What you will do – Print the listing from its top line through the line containing "1.00, -4.86, -8.17]", nothing more, and leave out the pictures.

Dataset extract –
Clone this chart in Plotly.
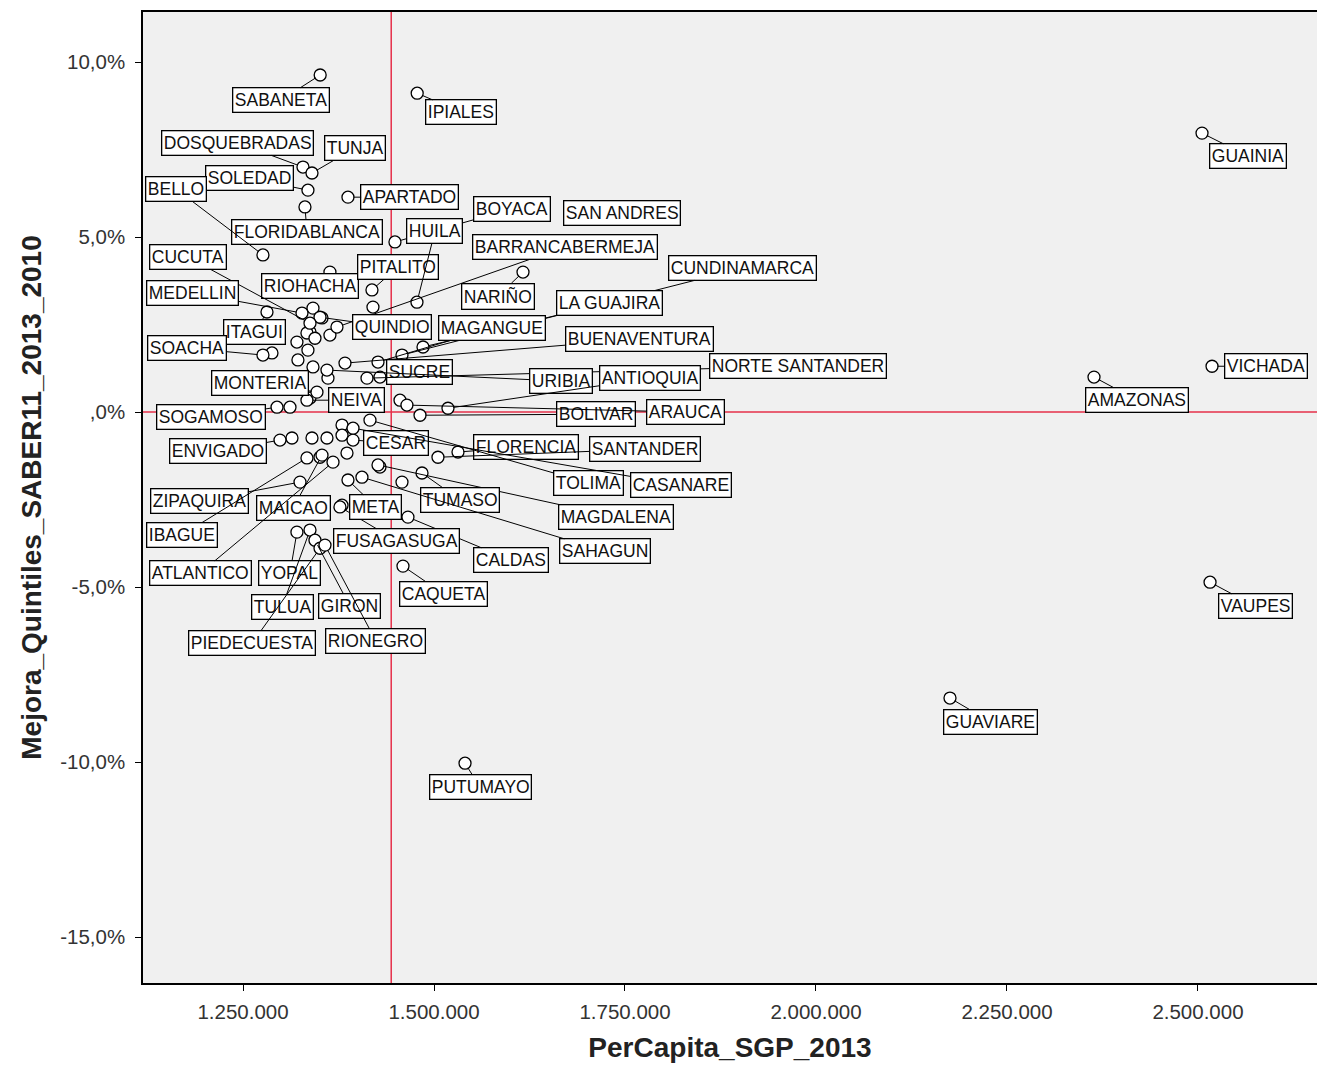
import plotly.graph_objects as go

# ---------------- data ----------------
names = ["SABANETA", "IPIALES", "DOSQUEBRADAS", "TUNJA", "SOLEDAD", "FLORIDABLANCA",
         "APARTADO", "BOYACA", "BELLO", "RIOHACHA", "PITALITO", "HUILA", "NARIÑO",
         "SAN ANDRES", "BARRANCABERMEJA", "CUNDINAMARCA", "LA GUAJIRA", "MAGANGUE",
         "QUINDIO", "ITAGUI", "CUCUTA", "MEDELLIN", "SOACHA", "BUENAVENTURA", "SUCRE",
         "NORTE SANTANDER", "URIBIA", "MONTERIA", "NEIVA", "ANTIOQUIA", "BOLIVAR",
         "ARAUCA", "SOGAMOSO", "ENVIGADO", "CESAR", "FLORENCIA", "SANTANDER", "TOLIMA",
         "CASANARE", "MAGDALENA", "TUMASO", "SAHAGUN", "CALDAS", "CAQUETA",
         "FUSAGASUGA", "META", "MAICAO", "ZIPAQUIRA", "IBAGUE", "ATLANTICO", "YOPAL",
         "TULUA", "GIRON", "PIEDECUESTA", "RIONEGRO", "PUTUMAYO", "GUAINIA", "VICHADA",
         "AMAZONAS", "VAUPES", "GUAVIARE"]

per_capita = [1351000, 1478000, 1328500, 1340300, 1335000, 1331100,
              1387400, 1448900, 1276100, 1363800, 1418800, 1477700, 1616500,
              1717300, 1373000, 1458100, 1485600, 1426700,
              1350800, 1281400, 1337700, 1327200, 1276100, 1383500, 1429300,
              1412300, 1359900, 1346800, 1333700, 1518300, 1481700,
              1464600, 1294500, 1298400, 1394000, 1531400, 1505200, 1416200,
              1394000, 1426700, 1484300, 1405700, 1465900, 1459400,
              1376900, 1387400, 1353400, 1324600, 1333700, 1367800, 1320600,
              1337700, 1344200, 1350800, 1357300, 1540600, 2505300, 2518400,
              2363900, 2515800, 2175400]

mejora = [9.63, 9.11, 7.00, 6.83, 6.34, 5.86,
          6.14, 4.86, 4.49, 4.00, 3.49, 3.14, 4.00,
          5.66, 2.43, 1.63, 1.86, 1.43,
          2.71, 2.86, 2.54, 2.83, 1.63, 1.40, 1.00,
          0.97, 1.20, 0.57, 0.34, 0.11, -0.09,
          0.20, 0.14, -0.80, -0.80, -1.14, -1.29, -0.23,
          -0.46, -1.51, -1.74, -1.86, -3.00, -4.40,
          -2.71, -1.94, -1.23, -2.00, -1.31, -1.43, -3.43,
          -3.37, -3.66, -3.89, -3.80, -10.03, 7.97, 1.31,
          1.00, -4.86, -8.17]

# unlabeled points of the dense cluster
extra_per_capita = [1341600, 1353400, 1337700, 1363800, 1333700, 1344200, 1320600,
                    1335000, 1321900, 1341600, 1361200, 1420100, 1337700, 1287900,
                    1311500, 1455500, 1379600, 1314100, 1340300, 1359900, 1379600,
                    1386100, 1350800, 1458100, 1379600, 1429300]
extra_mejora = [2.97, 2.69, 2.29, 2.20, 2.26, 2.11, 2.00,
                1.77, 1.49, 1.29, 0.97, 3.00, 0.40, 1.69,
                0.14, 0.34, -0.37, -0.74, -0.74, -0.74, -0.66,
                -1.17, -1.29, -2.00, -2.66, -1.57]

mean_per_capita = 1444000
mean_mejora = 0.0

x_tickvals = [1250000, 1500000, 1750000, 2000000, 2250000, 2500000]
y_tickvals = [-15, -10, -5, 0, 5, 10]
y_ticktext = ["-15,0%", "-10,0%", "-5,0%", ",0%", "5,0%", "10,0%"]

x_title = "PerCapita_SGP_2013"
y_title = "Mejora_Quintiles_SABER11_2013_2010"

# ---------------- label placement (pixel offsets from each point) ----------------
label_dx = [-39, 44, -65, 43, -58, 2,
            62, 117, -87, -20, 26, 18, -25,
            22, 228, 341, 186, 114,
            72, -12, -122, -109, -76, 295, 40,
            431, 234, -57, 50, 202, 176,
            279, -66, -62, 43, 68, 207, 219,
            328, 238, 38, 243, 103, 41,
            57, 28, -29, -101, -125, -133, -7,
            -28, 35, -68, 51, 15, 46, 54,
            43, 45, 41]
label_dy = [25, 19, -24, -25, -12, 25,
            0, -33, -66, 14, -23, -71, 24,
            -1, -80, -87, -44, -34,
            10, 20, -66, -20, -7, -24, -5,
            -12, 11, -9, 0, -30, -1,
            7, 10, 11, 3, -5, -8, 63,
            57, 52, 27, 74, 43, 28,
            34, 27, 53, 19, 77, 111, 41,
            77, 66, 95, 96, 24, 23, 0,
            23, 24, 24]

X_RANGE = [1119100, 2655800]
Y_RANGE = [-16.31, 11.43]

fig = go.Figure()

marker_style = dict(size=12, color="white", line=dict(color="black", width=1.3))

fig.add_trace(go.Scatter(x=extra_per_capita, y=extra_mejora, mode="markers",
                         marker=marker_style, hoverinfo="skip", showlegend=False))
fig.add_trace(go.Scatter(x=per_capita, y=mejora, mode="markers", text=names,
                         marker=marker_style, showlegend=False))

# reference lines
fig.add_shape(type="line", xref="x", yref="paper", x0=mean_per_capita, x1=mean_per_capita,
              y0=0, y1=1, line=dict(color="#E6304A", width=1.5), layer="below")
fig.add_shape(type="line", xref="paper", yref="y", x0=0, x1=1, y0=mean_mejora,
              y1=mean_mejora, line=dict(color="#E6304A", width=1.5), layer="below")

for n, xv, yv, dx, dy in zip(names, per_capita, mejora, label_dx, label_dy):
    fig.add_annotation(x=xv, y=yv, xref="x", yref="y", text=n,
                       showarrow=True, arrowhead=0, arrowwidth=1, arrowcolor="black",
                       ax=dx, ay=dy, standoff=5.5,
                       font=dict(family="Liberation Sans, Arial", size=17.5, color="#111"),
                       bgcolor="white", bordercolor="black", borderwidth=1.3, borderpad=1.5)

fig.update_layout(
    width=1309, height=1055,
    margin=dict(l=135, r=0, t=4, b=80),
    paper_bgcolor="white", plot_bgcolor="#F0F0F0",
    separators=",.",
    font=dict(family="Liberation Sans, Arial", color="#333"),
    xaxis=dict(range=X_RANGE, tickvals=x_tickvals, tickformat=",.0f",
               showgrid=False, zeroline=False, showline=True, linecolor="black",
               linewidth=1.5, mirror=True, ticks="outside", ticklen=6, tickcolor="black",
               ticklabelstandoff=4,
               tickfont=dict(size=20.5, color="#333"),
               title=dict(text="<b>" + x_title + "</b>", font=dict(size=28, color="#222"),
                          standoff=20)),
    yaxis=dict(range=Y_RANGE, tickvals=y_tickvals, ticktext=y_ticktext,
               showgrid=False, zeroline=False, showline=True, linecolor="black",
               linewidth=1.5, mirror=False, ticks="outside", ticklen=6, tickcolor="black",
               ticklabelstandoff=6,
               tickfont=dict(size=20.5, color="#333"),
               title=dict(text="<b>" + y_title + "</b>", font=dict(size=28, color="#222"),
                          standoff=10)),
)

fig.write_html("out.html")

Expected answer –
Clone this chart in Plotly.
import plotly.graph_objects as go

# ---------------- data ----------------
names = ["SABANETA", "IPIALES", "DOSQUEBRADAS", "TUNJA", "SOLEDAD", "FLORIDABLANCA",
         "APARTADO", "BOYACA", "BELLO", "RIOHACHA", "PITALITO", "HUILA", "NARIÑO",
         "SAN ANDRES", "BARRANCABERMEJA", "CUNDINAMARCA", "LA GUAJIRA", "MAGANGUE",
         "QUINDIO", "ITAGUI", "CUCUTA", "MEDELLIN", "SOACHA", "BUENAVENTURA", "SUCRE",
         "NORTE SANTANDER", "URIBIA", "MONTERIA", "NEIVA", "ANTIOQUIA", "BOLIVAR",
         "ARAUCA", "SOGAMOSO", "ENVIGADO", "CESAR", "FLORENCIA", "SANTANDER", "TOLIMA",
         "CASANARE", "MAGDALENA", "TUMASO", "SAHAGUN", "CALDAS", "CAQUETA",
         "FUSAGASUGA", "META", "MAICAO", "ZIPAQUIRA", "IBAGUE", "ATLANTICO", "YOPAL",
         "TULUA", "GIRON", "PIEDECUESTA", "RIONEGRO", "PUTUMAYO", "GUAINIA", "VICHADA",
         "AMAZONAS", "VAUPES", "GUAVIARE"]

per_capita = [1351000, 1478000, 1328500, 1340300, 1335000, 1331100,
              1387400, 1448900, 1276100, 1363800, 1418800, 1477700, 1616500,
              1717300, 1373000, 1458100, 1485600, 1426700,
              1350800, 1281400, 1337700, 1327200, 1276100, 1383500, 1429300,
              1412300, 1359900, 1346800, 1333700, 1518300, 1481700,
              1464600, 1294500, 1298400, 1394000, 1531400, 1505200, 1416200,
              1394000, 1426700, 1484300, 1405700, 1465900, 1459400,
              1376900, 1387400, 1353400, 1324600, 1333700, 1367800, 1320600,
              1337700, 1344200, 1350800, 1357300, 1540600, 2505300, 2518400,
              2363900, 2515800, 2175400]

mejora = [9.63, 9.11, 7.00, 6.83, 6.34, 5.86,
          6.14, 4.86, 4.49, 4.00, 3.49, 3.14, 4.00,
          5.66, 2.43, 1.63, 1.86, 1.43,
          2.71, 2.86, 2.54, 2.83, 1.63, 1.40, 1.00,
          0.97, 1.20, 0.57, 0.34, 0.11, -0.09,
          0.20, 0.14, -0.80, -0.80, -1.14, -1.29, -0.23,
          -0.46, -1.51, -1.74, -1.86, -3.00, -4.40,
          -2.71, -1.94, -1.23, -2.00, -1.31, -1.43, -3.43,
          -3.37, -3.66, -3.89, -3.80, -10.03, 7.97, 1.31,
          1.00, -4.86, -8.17]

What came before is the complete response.